Even though you might think your baby’s food needs some saltiness, it most likely doesn’t, advises Dr. Arunima Agarwal, MD, FAAP, a pediatrician. “For babies 12 months or younger, it’s not recommended to add salt to their food,” she says. “Salt naturally occurs in many foods, and is often added to many processed foods — even bread and cereal.” That’s why it’s important to read labels to see how much salt the food contains, and opt to serve your child fresh foods low in salt (and not overly processed foods, since they contain higher sodium levels) as often as you can.
Is It Necessary To Add Salt To A Baby’s Food?
Although a lot of foods already have salt added to them, you might not need to shake some extra into your child’s meal. Why? The meal might be salty enough — but you just can’t taste it. That’s right, your taste buds decrease in function as you age, a PubMed study found. So what might seem like a blah baby food might have just enough salt in it to satisfy your little sweetie. Plus, the food probably has enough (if not more) salt than your baby needs. “The adequate intake of sodium for babies 7-12 months of age is around 360mg per day,” Rooted Wellness founder Sarah Rueven, RD, MS, CDN, tells Romper. “This equates to about a pinch of salt daily.”
Are There Any Risks To Adding Salt To A Baby’s Diet?
It might seem like a pinch of salt shouldn’t adversely affect your baby, but it potentially could. "A baby’s kidneys aren't mature enough to handle much sodium, so the amount they need in a day is very low,” says Kara Hoerr, RDN, a registered dietitian nutritionist tells Romper. “Babies under 1 year of age need no more than 200mg/day from food, since they're already getting sodium from breastmilk or formula, and toddlers 1 to 3 years of age still only need about 800 mg of sodium daily.” And when you understand how much sodium is already in the foods that we eat (a slice of bread alone can have over 200 mg of sodium), then you can see how quickly it can all add up.

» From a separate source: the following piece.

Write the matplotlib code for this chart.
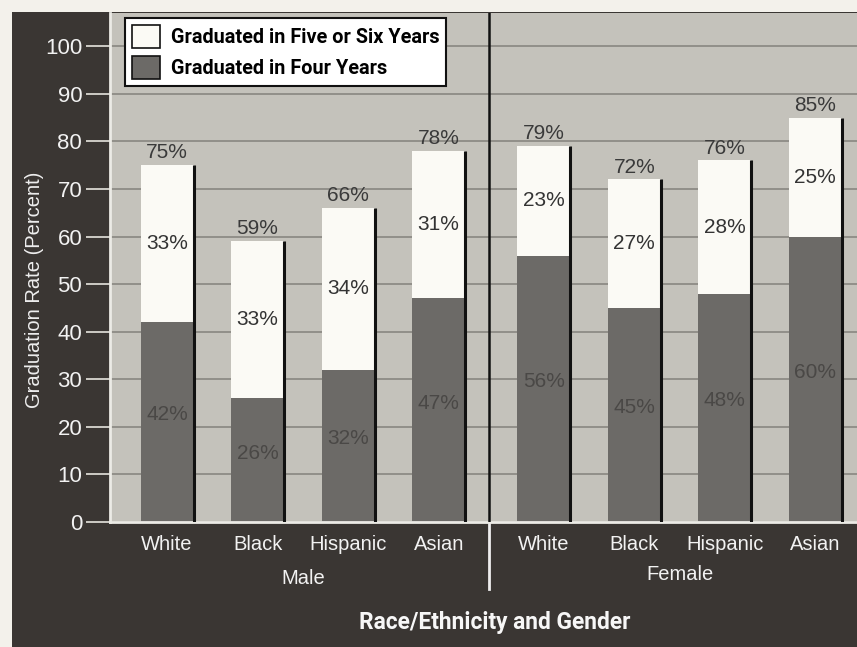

Says Dr. Agarwal: “High daily sodium intake increases risk for high blood pressure at earlier onset.”
Here’s What You Can Do To Spice Up Your Baby’s Food Safely
Let’s say that those unsalted carrots just aren’t cutting it. Well, if you want to add more flavor to your child’s food, skip the salt and opt for spices instead. “It's better to expose babies to more diverse flavors from the very beginning with other seasonings rather than just salt," advises Hoerr. Dr. Agarwal agrees, adding, “When preparing foods, try to use herbs, lemon juice and other spices rather than salt.”
So, Should You Be Measuring Your Baby’s Salt Intake?
Yes, but not excessively. “There's no need to stress and count milligrams of salt,” advises Rueven. “As long as your child's diet isn’t centered around processed foods, your baby should be taking in an appropriate amount.” Be sure to limit higher-sodium food choices (think processed soups, veggies, hot dogs, olives, and cheese, for example), so that your child gets the right amount of salt intake without posing a risk to their health.
Salt is in almost everything we eat, and as such, there’s really no reason to up Baby’s salt intake. Just know that it’s flavors (and not sodium) that your baby should be exposed to, so that you help your child create a lifelong healthy love of foods that are both diverse and nutritious.
Narukawa, M., Kurokawa, A., Kohta, R., Misaka, T. “Participation of the peripheral taste system in aging-dependent changes in taste sensitivity” 2017.